Brahms’ “Lieder” opus 104 songs written for a cappella choir, most of which being scored for six voices (the doubling of altos harking back to the sonority of his predilection), are a gloomy expression of acceptance of the composer’s own mortality. They are Brahms’ last secular choral works. The NIVE gave a poignant and shaped reading of the first three songs of the cycle, infusing them not only with the lush tonings of Romantic vocal expression but with much attention to the poetic text – as in “seufzend” (sighing) in Nactwache I (Nightwatch) of Friedrich Rückert and the separating of one leaf from another in “Blatt um Blatt” from “Letztes Glück” (Last Happiness) of Max Kalbeck:
‘Leaf upon leaf floats lifelessly
Quietly and sadly from the trees;
Its hopes never satisfied,
The heart dwells in dreams of spring…’

Not long after composing the “German Requiem” Brahms conceived the “Schicksalslied” (Song of Destiny) opus 54 for mixed choir and orchestra; it takes its text from a poem by Friedrich Hölderlin. The poem deals with the contrast between the ideal, Elysian world of the gods and the perpetual struggle of mortals on earth. Brahms plays skillfully with color: the initially blissful and serene scene turns ominous and violent in order to depict the fate of mortals struggling with destiny. Brahms spent three years agonizing over the idea of the work ending with Hölderlin’s black, tragic vision.
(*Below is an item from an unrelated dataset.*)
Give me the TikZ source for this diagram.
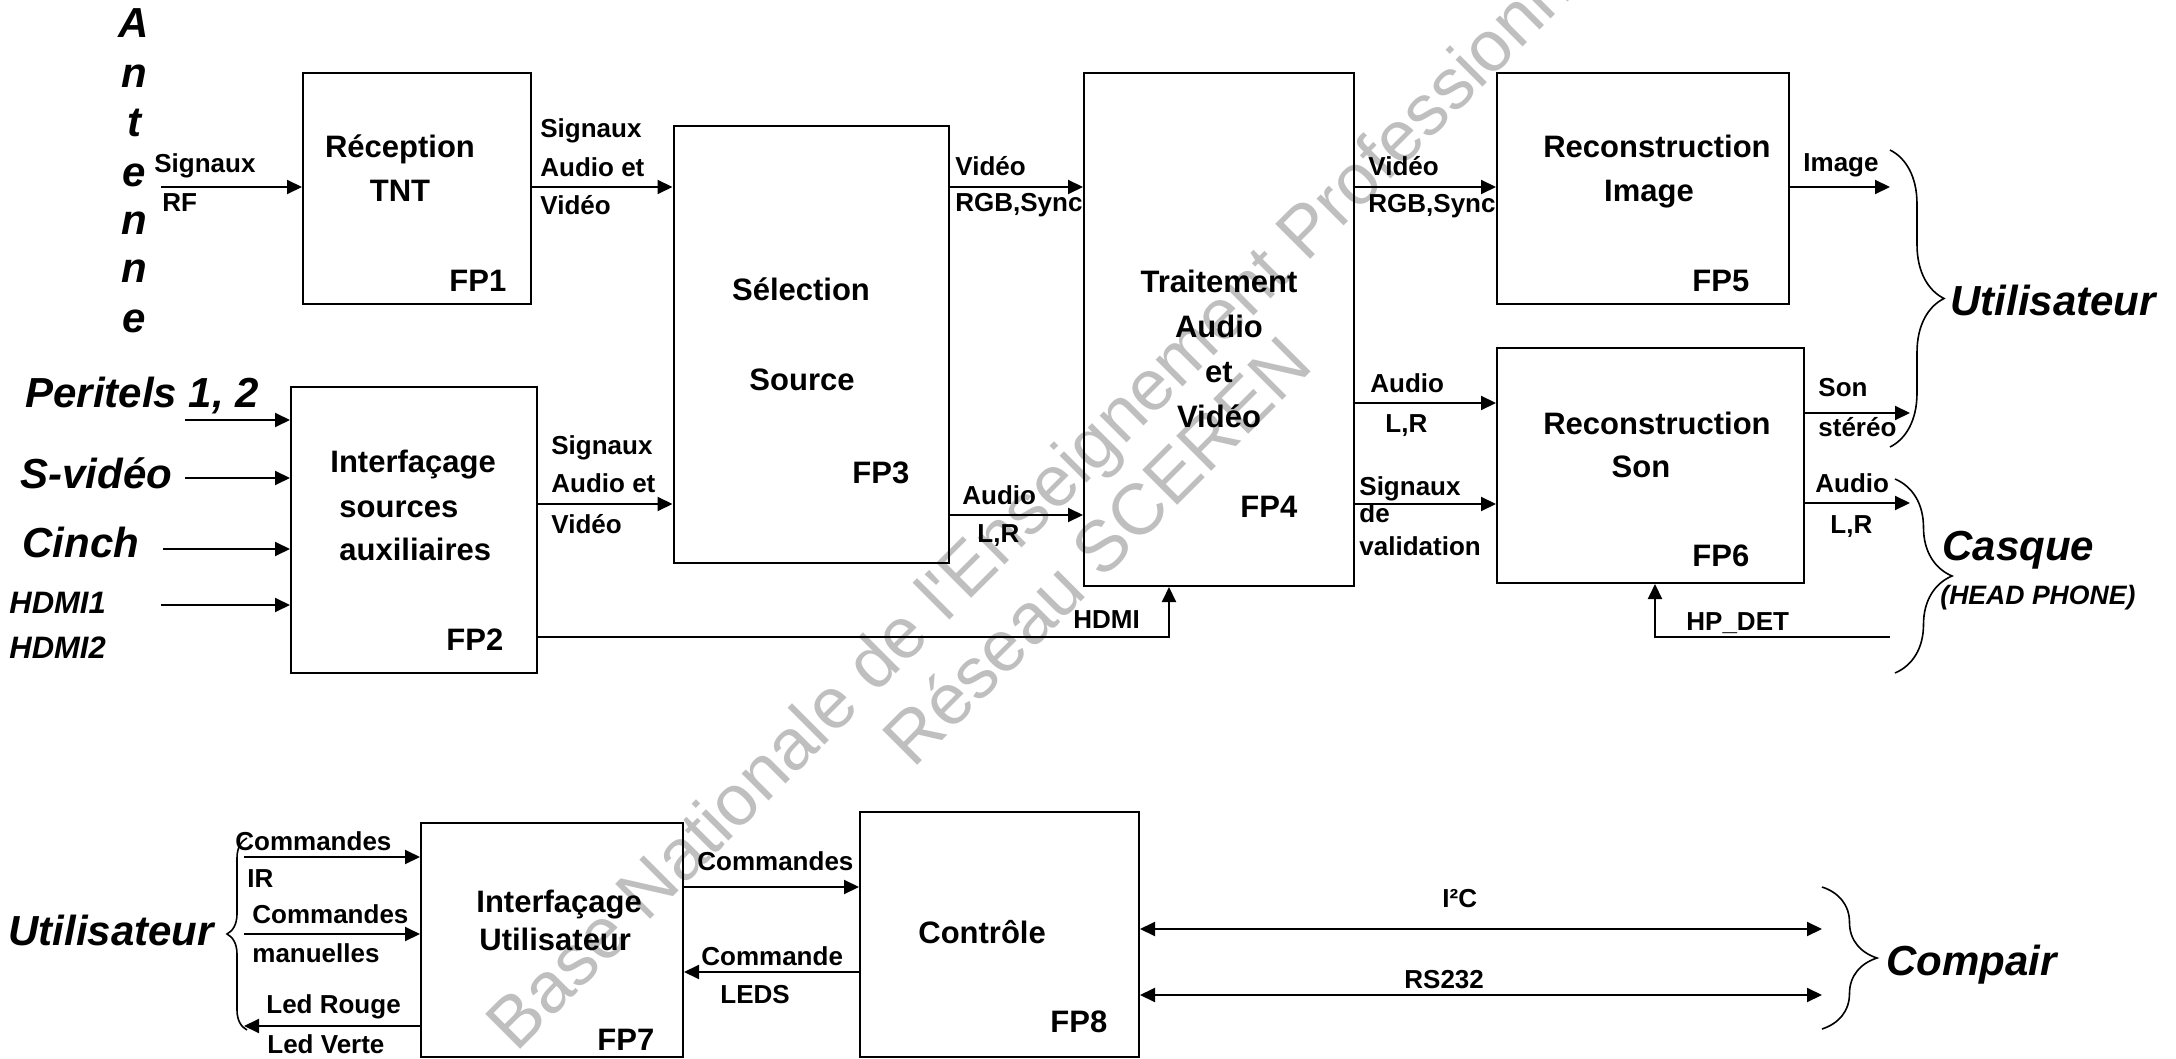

‘Yet there is granted us no place to rest;
We vanish – we fall-
The suffering humans –
Blind from one hour to another,
Like water thrown from cliff to cliff,
For years into the unknown depths,’
The composer’s solution was to add a lengthy, calm and uplifting instrumental epilogue. The piano reduction we heard is Brahms’ own; altogether, the piano part is an equal partner in the task of presenting the musical and emotional course of the work; Shapira handled it convincingly. Singers and pianist set before us this unique work in a lucid mix of radiant tenderness, intense sorrow and demonic drama.

The New Israeli Vocal Ensemble presented an ambitious and highly interesting program, several of the works seldom (unjustifiably) heard on Israeli concert platforms. Ben Ozer’s work is detailed and searching, the singers’ control sometimes over-careful and limiting considering their overall excellence. Stronger singing from the basses would set up a more interesting play of tension between all voice sections, allowing for more personal spontaneity of expression. Kedem Berger’s program notes are detailed and informative.